Transcribe everything in the data word for word. Pictures are left out.

· · ·

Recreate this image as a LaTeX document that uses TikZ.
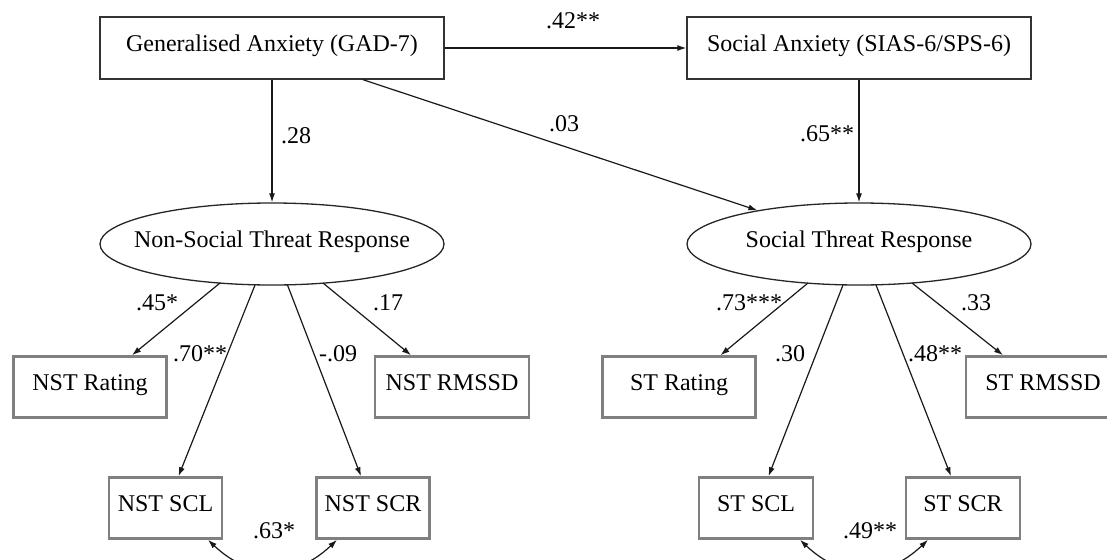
\documentclass[tikz,border=0pt]{standalone}
\usepackage{fontspec}
\setmainfont{Liberation Serif}
\usetikzlibrary{arrows.meta,calc,shapes.geometric}
\begin{document}
\begin{tikzpicture}[x=1pt,y=-1pt,
  every node/.style={font=\fontsize{24}{28}\selectfont, inner sep=0pt},
  topbox/.style={draw=black!80, line width=1.4pt, minimum width=344pt, minimum height=62pt, text height=0.75em, text depth=0pt},
  latent/.style={ellipse, draw=black!85, line width=1.3pt, minimum width=344pt, minimum height=82pt, text height=0.75em, text depth=0pt},
  obsbox/.style={draw=black!50, line width=2.6pt, minimum height=61pt, text height=0.75em, text depth=0pt},
  conn/.style={draw=black!90, line width=1.2pt, -{Latex[length=9pt,width=6pt]}},
  cov/.style={draw=black!90, line width=1.2pt, {Latex[length=9pt,width=6pt]}-{Latex[length=9pt,width=6pt]}},
  coef/.style={text height=0.7em, text depth=0pt},
]
\fill[white] (0,0) rectangle (1107,559);
\useasboundingbox (0,0) rectangle (1107,559);

% main nodes
\node[topbox] (gad) at (272,48) {Generalised Anxiety (GAD-7)};
\node[topbox] (sa) at (859,48) {Social Anxiety (SIAS-6/SPS-6)};
\node[latent] (nst) at (272,244) {\makebox[0pt]{Non-Social Threat Response}};
\node[latent] (st) at (859,244) {\makebox[0pt]{Social Threat Response}};

% indicators
\node[obsbox, minimum width=153pt] (nstr) at (90,387) {NST Rating};
\node[obsbox, minimum width=154pt] (nstm) at (452,387) {NST RMSSD};
\node[obsbox, minimum width=113pt] (nstl) at (165.5,508) {NST SCL};
\node[obsbox, minimum width=113pt] (nsts) at (373,508) {NST SCR};
\node[obsbox, minimum width=153pt] (str) at (679,387) {ST Rating};
\node[obsbox, minimum width=154pt] (stm) at (1043,387) {ST RMSSD};
\node[obsbox, minimum width=114pt] (stl) at (756,508) {ST SCL};
\node[obsbox, minimum width=114pt] (sts) at (963,508) {ST SCR};

% structural paths
\draw[conn] (gad) -- (sa);
\draw[conn] (gad) -- (nst);
\draw[conn] (sa) -- (st);
\draw[conn] ([xshift=91pt]gad.south) -- (st);

% loadings
\draw[conn] ($(nst.center)+(-52,39)$) -- ([xshift=42pt]nstr.north);
\draw[conn] ($(nst.center)+(-17,41)$) -- ([xshift=13pt]nstl.north);
\draw[conn] ($(nst.center)+(15.5,41)$) -- ([xshift=-12pt]nsts.north);
\draw[conn] ($(nst.center)+(51,39)$) -- ([xshift=-41pt]nstm.north);
\draw[conn] ($(st.center)+(-51,39)$) -- ([xshift=41.5pt]str.north);
\draw[conn] ($(st.center)+(-16,41)$) -- ([xshift=12.5pt]stl.north);
\draw[conn] ($(st.center)+(17,41)$) -- ([xshift=-12pt]sts.north);
\draw[conn] ($(st.center)+(53,39)$) -- ([xshift=-40pt]stm.north);

% covariances
\draw[cov] ([xshift=42.5pt]nstl.south) .. controls +(42,40) and +(-42,40) .. ([xshift=-36pt]nsts.south);
\draw[cov] ([xshift=44pt]stl.south) .. controls +(42,40) and +(-42,40) .. ([xshift=-35pt]sts.south);

% coefficients
\node[coef] (c1) at (573,25) {.42**};
\node[coef] (c2) at (296,140) {.28};
\node[coef] (c3) at (564,128) {.03};
\node[coef] (c4) at (827,138) {.65**};
\node[coef] (c5) at (157,307) {.45*};
\node[coef] (c6) at (200,358) {.70**};
\node[coef] (c7) at (338,358) {-.09};
\node[coef] (c8) at (388,307) {.17};
\node[coef] (c9) at (749,307) {.73***};
\node[coef] (c10) at (790,358) {.30};
\node[coef] (c11) at (935,358) {.48**};
\node[coef] (c12) at (976,307) {.33};
\node[coef] (c13) at (274,535) {.63*};
\node[coef] (c14) at (870,535) {.49**};
\end{tikzpicture}
\end{document}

· · ·

**EXERCISE OUTPUT**
Recreate this image as a LaTeX document that uses TikZ.
\documentclass[tikz,border=0pt]{standalone}
\usepackage{fontspec}
\setmainfont{Liberation Serif}
\usetikzlibrary{arrows.meta,calc,shapes.geometric}
\begin{document}
\begin{tikzpicture}[x=1pt,y=-1pt,
  every node/.style={font=\fontsize{24}{28}\selectfont, inner sep=0pt},
  topbox/.style={draw=black!80, line width=1.4pt, minimum width=344pt, minimum height=62pt, text height=0.75em, text depth=0pt},
  latent/.style={ellipse, draw=black!85, line width=1.3pt, minimum width=344pt, minimum height=82pt, text height=0.75em, text depth=0pt},
  obsbox/.style={draw=black!50, line width=2.6pt, minimum height=61pt, text height=0.75em, text depth=0pt},
  conn/.style={draw=black!90, line width=1.2pt, -{Latex[length=9pt,width=6pt]}},
  cov/.style={draw=black!90, line width=1.2pt, {Latex[length=9pt,width=6pt]}-{Latex[length=9pt,width=6pt]}},
  coef/.style={text height=0.7em, text depth=0pt},
]
\fill[white] (0,0) rectangle (1107,559);
\useasboundingbox (0,0) rectangle (1107,559);

% main nodes
\node[topbox] (gad) at (272,48) {Generalised Anxiety (GAD-7)};
\node[topbox] (sa) at (859,48) {Social Anxiety (SIAS-6/SPS-6)};
\node[latent] (nst) at (272,244) {\makebox[0pt]{Non-Social Threat Response}};
\node[latent] (st) at (859,244) {\makebox[0pt]{Social Threat Response}};

% indicators
\node[obsbox, minimum width=153pt] (nstr) at (90,387) {NST Rating};
\node[obsbox, minimum width=154pt] (nstm) at (452,387) {NST RMSSD};
\node[obsbox, minimum width=113pt] (nstl) at (165.5,508) {NST SCL};
\node[obsbox, minimum width=113pt] (nsts) at (373,508) {NST SCR};
\node[obsbox, minimum width=153pt] (str) at (679,387) {ST Rating};
\node[obsbox, minimum width=154pt] (stm) at (1043,387) {ST RMSSD};
\node[obsbox, minimum width=114pt] (stl) at (756,508) {ST SCL};
\node[obsbox, minimum width=114pt] (sts) at (963,508) {ST SCR};

% structural paths
\draw[conn] (gad) -- (sa);
\draw[conn] (gad) -- (nst);
\draw[conn] (sa) -- (st);
\draw[conn] ([xshift=91pt]gad.south) -- (st);

% loadings
\draw[conn] ($(nst.center)+(-52,39)$) -- ([xshift=42pt]nstr.north);
\draw[conn] ($(nst.center)+(-17,41)$) -- ([xshift=13pt]nstl.north);
\draw[conn] ($(nst.center)+(15.5,41)$) -- ([xshift=-12pt]nsts.north);
\draw[conn] ($(nst.center)+(51,39)$) -- ([xshift=-41pt]nstm.north);
\draw[conn] ($(st.center)+(-51,39)$) -- ([xshift=41.5pt]str.north);
\draw[conn] ($(st.center)+(-16,41)$) -- ([xshift=12.5pt]stl.north);
\draw[conn] ($(st.center)+(17,41)$) -- ([xshift=-12pt]sts.north);
\draw[conn] ($(st.center)+(53,39)$) -- ([xshift=-40pt]stm.north);

% covariances
\draw[cov] ([xshift=42.5pt]nstl.south) .. controls +(42,40) and +(-42,40) .. ([xshift=-36pt]nsts.south);
\draw[cov] ([xshift=44pt]stl.south) .. controls +(42,40) and +(-42,40) .. ([xshift=-35pt]sts.south);

% coefficients
\node[coef] (c1) at (573,25) {.42**};
\node[coef] (c2) at (296,140) {.28};
\node[coef] (c3) at (564,128) {.03};
\node[coef] (c4) at (827,138) {.65**};
\node[coef] (c5) at (157,307) {.45*};
\node[coef] (c6) at (200,358) {.70**};
\node[coef] (c7) at (338,358) {-.09};
\node[coef] (c8) at (388,307) {.17};
\node[coef] (c9) at (749,307) {.73***};
\node[coef] (c10) at (790,358) {.30};
\node[coef] (c11) at (935,358) {.48**};
\node[coef] (c12) at (976,307) {.33};
\node[coef] (c13) at (274,535) {.63*};
\node[coef] (c14) at (870,535) {.49**};
\end{tikzpicture}
\end{document}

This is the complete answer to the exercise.